Microbial serology assays

IgG responses to tetanus toxoid (TT) and Haemophilus influenzae type b (Hib) were evaluated in duplicate with clinically validated enzyme immunoassays (EIA) that utilize the VaccZymeTM TT-IgG and the VaccZymeTM Hib-IgG kit from Binding Site (Edgbaston, Birmingham, UK) (Supplementary Data). The IgG responses to Varicella-zoster virus (VZV) were also evaluated in duplicate with a clinically validated assay that utilizes the CAPTIATM EIA kits manufactured by Trinity Biotech (Jamestown, NY) (Supplementary Data). All three EIA assays were run on the fully automated, open DS2 platform (Dynex Technologies, Chantilly, VA). The measles virus serology assays were performed at the Viral Vaccine Preventable Diseases Branch at the Centers for Disease Control and Prevention (Atlanta, GA) (Supplementary Data). Measles immunity was defined as a serum IgG titer >120 measured by plaque reduction neutralization (PRN). A PRN titer of >120 was considered protective for measles and is equivalent to 120 mIU/ml based on use of the WHO second international standard[32]. The IgG response to the measles virus was measured by EIA using the measles IgG test system (Zeus Scientific, Branchburg, NJ), and the avidity of measles-specific IgG antibodies was tested by modification of a commercial measles IgG EIA (Captia Measles IgG, Trinity Biotech, Jamestown, NY), as described by Latner et al. and Mercader et al.[32,33].

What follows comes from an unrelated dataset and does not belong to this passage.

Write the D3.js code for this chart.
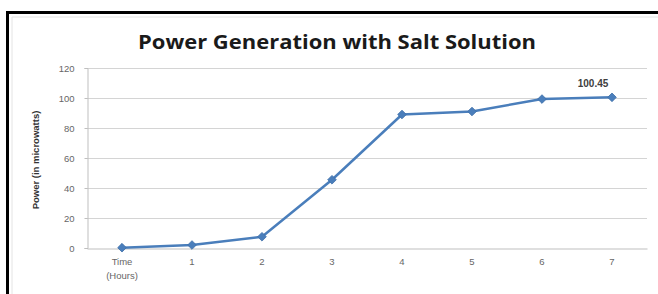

Statistics and reproducibility

For the mitogen-induced intracellular cytokine secretion, CD107a expression assays, phosflow analyses and vaccine antigen-specific Ab responses, the D’Agostino–Pearson omnibus normality test (α = 0.05) for normal distribution was performed followed by the Kruskal–Wallis and Dunn’s multiple comparison’s tests (α = 0.05) to identify any potential statistically significant differences in the patterns measured between the three cohorts (Prism version ≥8.0, GraphPad, San Diego, CA). The statistical comparison between the control and cohort-1 subjects depicted in the form of scatter-plot column graphs for the subsets identified through the CITRUS analyses utilized the two-tailed Mann–Whitney U test (Prism version ≥8.0, GraphPad, San Diego, CA). Statistical assessments for the Gag PTE-pool induced intracellular cytokine secretion and CD107a surface mobilization assays also utilized the D’Agostino–Pearson omnibus normality test (α = 0.05) followed by the two-tailed Mann–Whitney U test (Prism version ≥8.0, GraphPad, San Diego, CA). For all statistical analyses, measurements were taken from distinct samples. The figure legends indicate the number times each sample was evaluated.